After I returned from D.C., I began collecting baseball cards. I wanted to see my dad’s childhood collection, and I was intrigued by a pack of cards I got at the National Baseball Hall of Fame for my birthday. Castner also sent me cards. My favorites were cards of up-and-coming players like Hunter Green and Fernando Tatis Jr. My mom gave me a collection with Max Scherzer and Daniel Murphy cards, two of my favorite players. 

I had found a new hobby that I loved! I enjoy finding new cards that I don’t have yet and looking at cards from decades ago. I’m excited to go through each of my dad’s cards—and look at the baseball history behind each player’s stats. 

anna-cards-2.jpeg

Topps, which is one of six companies that sells trading cards now, created National Baseball Card Day on August 10 to celebrate a hobby that is more than a century old! 

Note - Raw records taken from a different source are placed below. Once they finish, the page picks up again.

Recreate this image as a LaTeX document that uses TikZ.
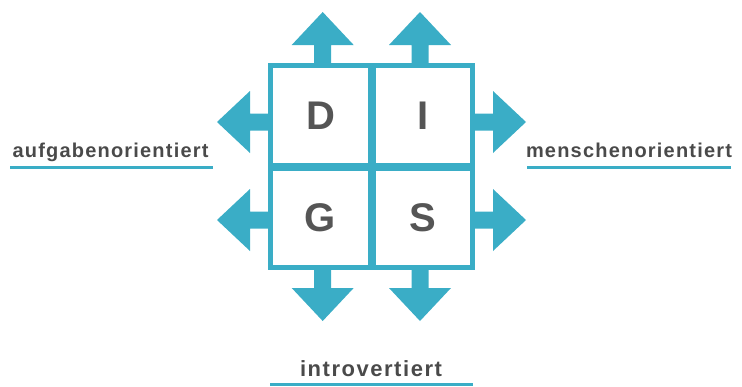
\documentclass[tikz,border=0pt]{standalone}
\usepackage{fontspec}
\setmainfont{Liberation Sans}
\newfontfamily\labelfont[LetterSpace=6]{Liberation Sans Bold}
\newfontfamily\baselabelfont[LetterSpace=7]{Liberation Sans Bold}
\newfontfamily\letterfont{Liberation Sans Bold}
\definecolor{discblue}{HTML}{3AADC6}
\definecolor{discgray}{HTML}{555555}
\definecolor{labelgray}{HTML}{4A4A4A}
\tikzset{
  cellbox/.style={minimum width=95pt, minimum height=95pt, inner sep=0pt,
    font=\letterfont\fontsize{40}{40}\selectfont, text=discgray},
  sidelabel/.style={anchor=base, inner sep=0pt, text=labelgray,
    font=\labelfont\fontsize{20}{20}\selectfont},
  baselabel/.style={anchor=base, inner sep=0pt, text=labelgray,
    font=\baselabelfont\fontsize{22}{22}\selectfont},
  underline/.style={draw=discblue, line width=3pt},
  frame/.style={draw=discblue, line width=5pt},
  crossbar/.style={draw=discblue, line width=8pt},
  blockarrow/.pic={
    \fill[discblue] (-0.5,-8.5) -- (18,-8.5) -- (18,-31) -- (51,0)
      -- (18,31) -- (18,8.5) -- (-0.5,8.5) -- cycle;
  }
}
\begin{document}
\begin{tikzpicture}[x=1pt, y=-1pt]
\useasboundingbox (0,0) rectangle (742,386);

% four quadrants
\node[cellbox] (D) at (320.5,115.5) {D};
\node[cellbox] (I) at (423,115.5) {I};
\node[cellbox] (G) at (320.5,217.5) {G};
\node[cellbox] (S) at (423,217.5) {S};

% frame and dividing cross
\draw[frame] (270.5,65.5) rectangle (472.5,267.5);
\draw[crossbar] (372,65.5) -- (372,267.5);
\draw[crossbar] (270.5,167) -- (472.5,167);

% arrows pointing out of the grid
\pic[rotate=90]  at (322.7,63) {blockarrow};
\pic[rotate=90]  at (420,63) {blockarrow};
\pic[rotate=-90] at (322.7,270) {blockarrow};
\pic[rotate=-90] at (420,270) {blockarrow};
\pic[rotate=180] at (268,122) {blockarrow};
\pic[rotate=180] at (268,220) {blockarrow};
\pic at (475,122) {blockarrow};
\pic at (475,220) {blockarrow};

% axis labels
\node[sidelabel] (task) at (110.5,157) {aufgabenorientiert};
\node[sidelabel] (people) at (629,157) {menschenorientiert};
\node[baselabel] (intro) at (371,376) {introvertiert};
\draw[underline] (10,167) -- (213,167);
\draw[underline] (527,167) -- (731,167);
\draw[underline] (270,384) -- (473,384);
\end{tikzpicture}
\end{document}
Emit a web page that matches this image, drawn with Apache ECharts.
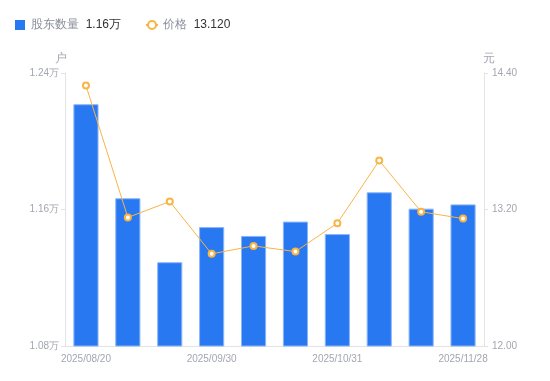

In 1866, one company, Old Judge, sold the first set of 12 baseball cards. Now, companies like Topps, Upper Deck, and Panini have exclusive deals with leagues and pull out all the stops to create cards that will capture kids’ imaginations. Cards might include grass from a professional baseball field, holograms, numbering, or autographs.

“It’s amazing how they have cards with all kinds of inserts in them,” said Tim Sharrow, an avid collector. 

Sharrow, who is Lehighton (Pennsylvania) Middle School’s track and field coach and P.E. teacher, has one of the world’s largest collections of Pete Rose memorabilia.  

Sharrow loved cards when he was growing up in the 1980s. Rose played for the Phillies then and was a major part in leading them to a World Series championship in 1980. Sharrow has more than 1,000 Pete Rose cards alone; he also has 5,000 pieces of additional memorabilia such as bats, magazines, and autographed pictures. 

For professional sports fans, collecting is a way for them to feel connected to one another and to the players they admire. Kids just like you and me can build up collections that mean something to them. Start collecting your favorite cards today and join Sharrow, Castner, my dad, and me in our profound love for baseball card-collecting!